Paul Thomas

What Exactly Is Trump?

Oct 11, 2016 | Americana

As we count down to a presidential election in which the rest of the world will feel it has even more of a stake and less of a say than usual, we wonder: what exactly is Trump?

Is he the product of a tainted political tradition or the consequence of a breakdown in politics as usual caused by the Republican Party abandoning its identity and traditions in the scramble to remain relevant to an increasingly militant base?

Or is he a one off, P.T. Barnum meets Citizen Kane, one of those individuals who come along every once in a while, shake things up and then flame out or fade away enabling normal service to be resumed? Is he an American buffoon, a banana republic figure lacking only a generalissimo’s uniform, or an American fascist?

The answer in each case is: yes and no.

The most curious aspect of Trump’s transformation from playboy/tycoon to leader of the American right is that it defies logic. Not because he’s manifestly unqualified to be president but because he hasn’t emerged from and doesn’t, on the face of it, represent either of the main factions in 21st century American conservatism.

The conventional wisdom is that the Republican Party is a joint possession of the religious right, whose animating causes are socio-cultural, and the Tea Party, a small government, anti-tax movement that grew out of anger and dismay at America’s slide into indebtedness. In 1970 America was the world’s greatest creditor nation; it’s now the world’s greatest debtor nation.

By rights Christian fundamentalists and evangelicals shouldn’t want a bar of Trump. He’s now onto his third trophy wife and is an adulterer who has boasted of seducing others’ wives or girlfriends. He has, at one time or another, taken virtually every stance on abortion it’s possible to take. His professions of religious belief are perfunctory and unconvincing. However, there’s little point in the Democrats dwelling on this since the people who should be concerned about Trump’s hazy relationship with God quite clearly aren’t.

Nor should Trump be the Tea Party’s cup of tea. How can people whose sine qua non is fiscal rectitude support a corporate adventurer who has been bankrupted several times, whose business career has been one long wallow in a trough of debt and whose signature policy – building a wall along the Mexican border – should be an anathema to those who want to reduce government spending. (Unless, of course, they truly believe Mexico will pay for it.)

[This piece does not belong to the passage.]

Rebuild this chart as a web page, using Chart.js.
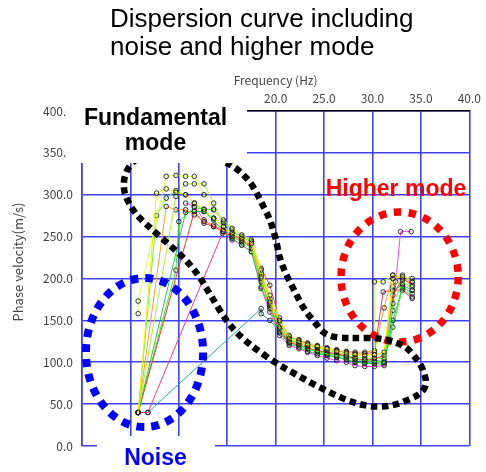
<!DOCTYPE html>
<html>
<head>
<meta charset="utf-8">
<script src="https://cdn.jsdelivr.net/npm/chart.js@4.4.0/dist/chart.umd.min.js"></script>
<style>
  html, body { margin: 0; padding: 0; background: #fff; }
</style>
</head>
<body>
<canvas id="chart" width="486" height="472"></canvas>
<script>
// frequency (Hz), phase velocity (m/s) pairs for each picked curve
const yellowCurve = [[5.8,40],[7.7,302],[8.7,307],[9.7,303],[10.7,300],[11.6,290],[12.6,283],[13.6,272],[14.6,262],[15.5,254],[16.5,248],[17.5,242],[18.5,202],[19.4,172],[20.4,150],[21.4,128],[22.4,124],[23.3,121],[24.3,119],[25.3,116],[26.3,113],[27.3,110],[28.2,109],[29.2,108],[30.2,109],[31.2,112],[32.1,200],[33.1,202],[34.1,200]];
const paleGreenCurve = [[5.8,158],[5.8,173],[8.7,322],[9.7,323],[10.7,322],[11.6,322],[12.6,300],[13.6,282],[14.6,270],[15.5,260],[16.5,252],[17.5,246],[18.5,210],[19.4,180],[20.4,153],[21.4,132],[22.4,127],[23.3,123],[24.3,120],[25.3,117],[26.3,115],[27.3,112],[28.2,110],[29.2,110],[30.2,109],[30.2,196],[31.1,196],[32.1,204],[33.1,204],[34.1,196]];
const yellowGreenCurve = [[5.8,40],[9.7,298],[10.7,313],[11.6,313],[12.6,313],[13.6,290],[14.6,266],[15.5,258],[16.5,250],[17.5,244],[18.5,206],[19.4,176],[20.4,148],[21.4,130],[22.4,125],[23.3,120],[24.3,117],[25.3,114],[26.3,112],[27.3,108],[28.2,106],[29.2,105],[30.2,105],[31.2,104],[32.1,190],[33.1,198],[34.1,186]];
const orangeCurve = [[5.8,40],[8.7,286],[9.7,282],[10.7,282],[11.6,276],[12.6,268],[13.6,264],[14.6,258],[15.5,252],[16.5,246],[17.5,240],[18.5,200],[19.4,170],[20.4,142],[21.4,124],[22.4,122],[23.3,119],[24.3,118],[25.3,116],[26.3,114],[27.3,113],[28.2,112],[29.2,112],[30.2,114],[31.2,165],[32.1,204],[33.1,200],[34.1,196]];
const limeCurve = [[5.8,40],[7.7,275],[8.7,296],[9.7,305],[10.7,300],[11.6,290],[12.6,280],[13.6,272],[14.6,262],[15.5,250],[16.5,244],[17.5,236],[18.5,196],[19.4,168],[20.4,140],[21.4,126],[22.4,121],[23.3,116],[24.3,113],[25.3,110],[26.3,108],[27.3,106],[28.2,103],[29.2,102],[30.2,101],[31.2,100],[32.1,170],[33.1,194],[34.1,190]];
const greenCurve = [[5.8,40],[10.7,279],[11.6,280],[12.6,280],[13.6,270],[14.6,256],[15.5,248],[16.5,240],[17.5,232],[18.5,190],[19.4,164],[20.4,135],[21.4,122],[22.4,118],[23.3,113],[24.3,110],[25.3,108],[26.3,106],[27.3,103],[28.2,100],[29.2,99],[30.2,98],[31.2,98],[32.1,150],[33.1,190],[34.1,182]];
const redCurve = [[5.8,40],[11.6,280],[12.6,266],[13.6,262],[14.6,256],[15.5,250],[16.5,244],[17.5,238],[18.5,198],[19.4,166],[20.4,138],[21.4,124],[22.4,120],[23.3,117],[24.3,114],[25.3,112],[26.3,110],[27.3,108],[28.2,104],[29.2,102],[30.2,104],[31.2,108],[32.1,180],[33.1,200],[34.1,192]];
const brightGreenCurve = [[5.8,40],[9.7,210],[10.0,268],[11.6,285],[12.6,282],[13.6,283],[14.6,268],[15.5,256],[16.5,250],[17.5,244],[18.5,204],[19.4,174],[20.4,145],[21.4,127],[22.4,123],[23.3,116],[24.3,112],[25.3,109],[26.3,106],[27.3,104],[28.2,100],[29.2,99],[30.2,99],[31.2,100],[32.1,142],[33.1,188],[34.1,178]];
const crimsonCurve = [[5.8,40],[6.8,40],[14.5,254],[15.5,252],[16.5,246],[17.5,240],[18.5,212],[19.4,192],[20.4,150],[21.4,130],[22.4,126],[23.3,122],[24.3,119],[25.3,117],[26.3,114],[27.3,112],[28.2,110],[29.2,110],[30.2,112],[31.1,184],[32.1,186],[33.1,186],[34.1,176]];
const tealCurve = [[6.8,40],[18.5,164],[18.5,158],[19.4,150],[20.4,136],[21.4,124],[22.4,120],[23.3,116],[24.3,113],[25.3,111],[26.3,109],[27.3,107],[28.2,104],[29.2,103],[30.2,102],[31.2,101],[32.1,162],[32.1,186],[33.1,192],[34.1,186]];
const magentaCurve = [[10.7,290],[11.6,286],[12.6,270],[13.6,262],[14.6,256],[15.5,246],[16.5,240],[17.5,232],[18.5,188],[19.4,160],[20.4,132],[21.4,120],[22.4,116],[23.3,112],[24.3,108],[25.3,105],[26.3,102],[27.3,100],[28.2,96],[29.2,95],[30.2,95],[31.2,96],[32.4,196],[32.9,256],[34.0,256]];

const curves = [yellowCurve, paleGreenCurve, yellowGreenCurve, orangeCurve, limeCurve, greenCurve,
                redCurve, brightGreenCurve, crimsonCurve, tealCurve, magentaCurve];
const curveColors = ['#eeee00', '#d8ff40', '#a8f030', '#ff9933', '#66ff22', '#22cc44',
                     '#ff3322', '#33e833', '#ff3377', '#30a888', '#ff44ff'];

// annotation outlines, in data units (Hz, m/s)
const noiseEllipse = { cx: 6.46, cy: 111.6, rx: 6.05, ry: 89 };
const higherEllipse = { cx: 32.8, cy: 201.8, rx: 6.05, ry: 77.6 };
const fundamentalLoop = [[5.64,344],[4.72,332],[4.31,318],[4.31,306],[4.62,295],[5.13,284],[5.85,273],[7.38,257],
  [9.13,239],[10.77,222],[12.1,203],[13.23,181],[14.97,148],[16.5,129],[18.05,115],[20.0,99],[21.85,87],[23.7,75],
  [25.74,63],[27.8,52.5],[29.85,46.6],[32.1,47.8],[34.15,57.3],[35.0,63],[35.6,73],[35.4,85],[35.0,97],[34.4,106],
  [33.6,117],[32.6,123],[31.6,126.6],[30.36,129],[28.3,129],[27.2,129],[25.95,130],[24.9,135],[24.1,147],[23.2,159],
  [22.56,171],[22.05,183],[21.5,195],[21.0,207],[20.6,218.5],[20.3,230],[20.1,243.6],[19.8,255.5],[19.5,267.5],
  [19.1,278],[18.56,290],[18.05,302],[17.44,314],[16.7,323.6],[15.9,332],[14.97,338],[13.64,346],[11.1,351],[8.0,350]];

const tickFont = { family: '"Noto Sans CJK JP", "DejaVu Sans", sans-serif', size: 12 };
const gridBlue = '#4040ff';

const overlay = {
  id: 'overlay',
  afterDraw(chart) {
    const ctx = chart.ctx;
    const xs = chart.scales.x, ys = chart.scales.y;
    const px = f => xs.getPixelForValue(f);
    const py = v => ys.getPixelForValue(v);
    ctx.save();

    function dottedEllipse(e, color, w, dash) {
      ctx.beginPath();
      ctx.ellipse(px(e.cx), py(e.cy), px(e.cx + e.rx) - px(e.cx), py(e.cy) - py(e.cy + e.ry), 0, 0, Math.PI * 2);
      ctx.strokeStyle = color;
      ctx.lineWidth = w;
      ctx.setLineDash(dash);
      ctx.lineCap = 'butt';
      ctx.stroke();
    }
    dottedEllipse(noiseEllipse, '#0000ff', 8, [8, 7]);
    dottedEllipse(higherEllipse, '#ff0000', 7.5, [7.5, 7.5]);

    // smooth closed loop through the outline points
    const pts = fundamentalLoop.map(p => [px(p[0]), py(p[1])]);
    const n = pts.length;
    const mid = (a, b) => [(a[0] + b[0]) / 2, (a[1] + b[1]) / 2];
    ctx.beginPath();
    const m0 = mid(pts[n - 1], pts[0]);
    ctx.moveTo(m0[0], m0[1]);
    for (let i = 0; i < n; i++) {
      const p = pts[i], m = mid(p, pts[(i + 1) % n]);
      ctx.quadraticCurveTo(p[0], p[1], m[0], m[1]);
    }
    ctx.closePath();
    ctx.strokeStyle = '#000';
    ctx.lineWidth = 6.5;
    ctx.setLineDash([6.5, 4.5]);
    ctx.stroke();
    ctx.setLineDash([]);

    // label boxes
    ctx.fillStyle = '#fff';
    ctx.fillRect(67, 88, 180, 75);
    ctx.fillRect(97, 436, 118, 36);

    ctx.textAlign = 'center';
    ctx.textBaseline = 'alphabetic';
    ctx.font = 'bold 23px "Liberation Sans", Arial, sans-serif';
    ctx.fillStyle = '#000';
    ctx.fillText('Fundamental', 155.5, 125);
    ctx.fillText('mode', 155.5, 150);
    ctx.fillStyle = '#ff0000';
    ctx.fillText('Higher mode', 396, 196);
    ctx.fillStyle = '#0000ff';
    ctx.fillText('Noise', 155.5, 465);

    // chart title
    ctx.textAlign = 'left';
    ctx.fillStyle = '#000';
    ctx.font = '26px "Liberation Sans", Arial, sans-serif';
    ctx.fillText('Dispersion curve including', 110, 27);
    ctx.fillText('noise and higher mode', 110, 55);

    // y axis title
    ctx.translate(18, 262);
    ctx.rotate(-Math.PI / 2);
    ctx.textAlign = 'center';
    ctx.textBaseline = 'middle';
    ctx.fillStyle = '#444';
    ctx.font = '13px "Noto Sans CJK JP", "DejaVu Sans", sans-serif';
    ctx.fillText('Phase velocity(m/s)', 0, 0);
    ctx.restore();
  }
};

new Chart(document.getElementById('chart'), {
  type: 'scatter',
  data: {
    datasets: curves.map((c, i) => ({
      data: c.map(p => ({ x: p[0], y: p[1] })),
      showLine: true,
      borderColor: curveColors[i],
      borderWidth: 1,
      pointRadius: 2.3,
      pointBorderWidth: 1,
      pointBorderColor: 'rgba(30,30,30,0.9)',
      pointBackgroundColor: 'rgba(255,255,255,0)'
    }))
  },
  options: {
    responsive: false,
    animation: false,
    layout: { padding: { top: 68, left: 0, right: 14, bottom: 26 } },
    plugins: { legend: { display: false }, tooltip: { enabled: false } },
    scales: {
      x: {
        type: 'linear',
        position: 'top',
        min: 0, max: 40,
        afterFit: s => { s.height = 43; },
        ticks: { stepSize: 5, padding: 5, color: '#444', font: tickFont, maxRotation: 0,
                 callback: v => v.toFixed(1) },
        grid: { color: gridBlue, lineWidth: 1.6, drawTicks: false },
        border: { color: '#000', width: 1.5 },
        title: { display: true, text: 'Frequency (Hz)', color: '#444', font: tickFont,
                 padding: { top: 5, bottom: 0 } }
      },
      y: {
        min: 0, max: 400,
        afterFit: s => { s.width = 82; },
        ticks: { stepSize: 50, padding: 9, color: '#444', font: tickFont,
                 callback: v => v.toFixed(1) },
        grid: { color: gridBlue, lineWidth: 1.6, drawTicks: false },
        border: { color: gridBlue, width: 1.6 }
      }
    }
  },
  plugins: [overlay]
});
</script>
</body>
</html>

The mythical wall explains this conundrum. Trump has performed a useful service by demonstrating that Christian morality and fiscal prudence aren’t the things that matter most to American conservatives. Those causes and their associated anxieties are covers for their consuming concern: that white America is being engulfed by a tide of otherness. Trump’s issues – Birtherism, immigration, crime – all play to this fear. His success is based on connecting paranoia over the threat to the white race’s pre-eminence in American society to paranoia over the threats to America’s global pre-eminence.

Consider these words from a Pulitzer Prize-winning historian:

“American politics has often been an arena for angry minds. In recent years we have seen angry minds at work mainly among extreme right-wingers who have now demonstrated in the Trump movement how much political leverage can be got out of the animosities and passions of a small minority. But behind them I believe there is a style of mind that is far from new and is not necessarily right wing. I call it the paranoid style because no other word adequately evokes the sense of heated exaggeration, suspiciousness and conspiratorial fantasy that I have in mind.”

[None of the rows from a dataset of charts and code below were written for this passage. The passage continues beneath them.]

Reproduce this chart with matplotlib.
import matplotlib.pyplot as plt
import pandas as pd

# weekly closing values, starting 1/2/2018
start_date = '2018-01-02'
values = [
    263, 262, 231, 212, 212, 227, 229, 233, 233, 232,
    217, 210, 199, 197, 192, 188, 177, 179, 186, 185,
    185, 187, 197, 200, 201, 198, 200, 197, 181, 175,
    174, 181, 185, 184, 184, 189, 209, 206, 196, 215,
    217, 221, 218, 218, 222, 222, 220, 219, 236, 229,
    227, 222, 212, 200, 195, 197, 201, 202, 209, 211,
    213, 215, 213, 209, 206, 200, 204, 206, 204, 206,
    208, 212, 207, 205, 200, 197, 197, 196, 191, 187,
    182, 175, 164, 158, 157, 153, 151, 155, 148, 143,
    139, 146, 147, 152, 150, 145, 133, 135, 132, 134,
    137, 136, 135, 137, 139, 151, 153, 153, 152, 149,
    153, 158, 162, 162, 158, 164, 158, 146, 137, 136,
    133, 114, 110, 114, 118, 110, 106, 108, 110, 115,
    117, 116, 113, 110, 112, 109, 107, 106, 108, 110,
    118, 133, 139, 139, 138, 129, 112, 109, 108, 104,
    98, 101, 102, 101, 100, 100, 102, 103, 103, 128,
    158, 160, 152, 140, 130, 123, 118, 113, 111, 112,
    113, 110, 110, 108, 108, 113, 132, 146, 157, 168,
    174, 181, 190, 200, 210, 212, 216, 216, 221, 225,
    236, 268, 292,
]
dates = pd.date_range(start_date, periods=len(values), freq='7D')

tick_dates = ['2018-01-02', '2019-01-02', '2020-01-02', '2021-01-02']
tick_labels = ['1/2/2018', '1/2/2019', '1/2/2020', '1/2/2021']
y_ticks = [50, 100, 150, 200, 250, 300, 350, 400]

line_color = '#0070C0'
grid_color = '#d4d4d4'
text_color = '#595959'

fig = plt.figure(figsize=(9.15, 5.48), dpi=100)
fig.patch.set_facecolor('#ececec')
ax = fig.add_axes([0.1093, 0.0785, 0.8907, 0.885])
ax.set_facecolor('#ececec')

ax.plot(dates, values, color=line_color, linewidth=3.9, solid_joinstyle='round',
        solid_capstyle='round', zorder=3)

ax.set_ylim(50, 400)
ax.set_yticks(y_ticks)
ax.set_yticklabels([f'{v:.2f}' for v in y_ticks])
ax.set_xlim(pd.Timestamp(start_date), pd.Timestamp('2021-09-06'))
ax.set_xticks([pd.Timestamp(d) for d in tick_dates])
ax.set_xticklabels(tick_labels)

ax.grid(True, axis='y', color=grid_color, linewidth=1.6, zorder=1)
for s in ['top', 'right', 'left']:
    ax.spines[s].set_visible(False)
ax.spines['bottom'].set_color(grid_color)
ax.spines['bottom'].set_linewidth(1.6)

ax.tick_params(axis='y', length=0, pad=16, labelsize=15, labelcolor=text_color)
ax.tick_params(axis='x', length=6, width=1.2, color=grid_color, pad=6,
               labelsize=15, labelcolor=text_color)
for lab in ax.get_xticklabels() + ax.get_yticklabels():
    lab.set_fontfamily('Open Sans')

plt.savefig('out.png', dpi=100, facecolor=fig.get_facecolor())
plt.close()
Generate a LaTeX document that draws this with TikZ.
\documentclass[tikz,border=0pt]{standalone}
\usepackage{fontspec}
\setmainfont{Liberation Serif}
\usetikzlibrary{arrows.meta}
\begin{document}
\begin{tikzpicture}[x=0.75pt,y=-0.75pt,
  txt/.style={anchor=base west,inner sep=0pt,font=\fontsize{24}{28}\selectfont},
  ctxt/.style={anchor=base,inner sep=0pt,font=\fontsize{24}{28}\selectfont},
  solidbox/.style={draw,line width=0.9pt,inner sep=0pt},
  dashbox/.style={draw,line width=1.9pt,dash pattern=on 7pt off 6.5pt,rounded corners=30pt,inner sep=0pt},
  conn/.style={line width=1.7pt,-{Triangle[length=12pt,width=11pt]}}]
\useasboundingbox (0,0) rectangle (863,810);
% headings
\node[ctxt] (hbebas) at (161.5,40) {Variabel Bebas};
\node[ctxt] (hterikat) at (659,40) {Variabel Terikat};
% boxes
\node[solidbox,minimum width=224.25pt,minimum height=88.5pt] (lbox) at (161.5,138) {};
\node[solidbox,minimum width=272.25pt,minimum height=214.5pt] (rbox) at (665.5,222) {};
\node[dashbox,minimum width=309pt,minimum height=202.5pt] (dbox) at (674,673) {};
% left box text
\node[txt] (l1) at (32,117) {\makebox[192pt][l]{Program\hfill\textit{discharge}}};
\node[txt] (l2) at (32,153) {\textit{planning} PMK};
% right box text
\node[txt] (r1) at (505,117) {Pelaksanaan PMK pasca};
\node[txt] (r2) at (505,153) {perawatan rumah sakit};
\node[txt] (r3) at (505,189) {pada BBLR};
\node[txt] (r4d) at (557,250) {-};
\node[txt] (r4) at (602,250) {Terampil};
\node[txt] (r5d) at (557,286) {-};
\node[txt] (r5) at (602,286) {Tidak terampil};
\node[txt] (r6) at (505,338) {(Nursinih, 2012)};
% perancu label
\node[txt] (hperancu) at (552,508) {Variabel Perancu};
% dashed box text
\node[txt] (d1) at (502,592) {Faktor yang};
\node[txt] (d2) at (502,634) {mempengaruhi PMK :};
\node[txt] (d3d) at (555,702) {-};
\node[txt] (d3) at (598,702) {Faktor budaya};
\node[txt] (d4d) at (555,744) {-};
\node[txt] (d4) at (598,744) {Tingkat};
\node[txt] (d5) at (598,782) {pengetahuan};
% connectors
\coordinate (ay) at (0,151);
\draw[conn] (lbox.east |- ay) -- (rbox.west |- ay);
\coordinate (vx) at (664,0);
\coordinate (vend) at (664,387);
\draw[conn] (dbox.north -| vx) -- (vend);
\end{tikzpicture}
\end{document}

Actually, I inserted Donald Trump into the opening paragraph of Richard Hofstadter’s famous essay “The Paranoid Style in American Politics” that appeared in Harper’s Magazine in November 1964. He was referring to the movement led by Barry Goldwater, the Republican candidate in that year’s presidential election. (Although Goldwater lost to incumbent Lyndon Johnson by a landslide, his breakthrough victories in the Deep South – he won Alabama, Georgia, Louisiana, Mississippi and South Carolina, along with his home state, Arizona – foreshadowed the break-up of Franklin Roosevelt’s New Deal coalition or, to put it another way, the mass defection of white southerners to the party of Abraham Lincoln.)

Hofstadter cited Robert Welch, founder of the extreme right-wing John Birch Society, who claimed President Dwight Eisenhower was “a dedicated, conscious agent of the Communist conspiracy,” which would have been a dizzying career change for the former NATO Supreme Commander. There was an echo of Welch’s claim in Trump’s post-Orlando massacre tweets suggesting Barack Obama wasn’t doing more to combat jihadist terror because he secretly sympathises with the terrorists and may even be in cahoots with them.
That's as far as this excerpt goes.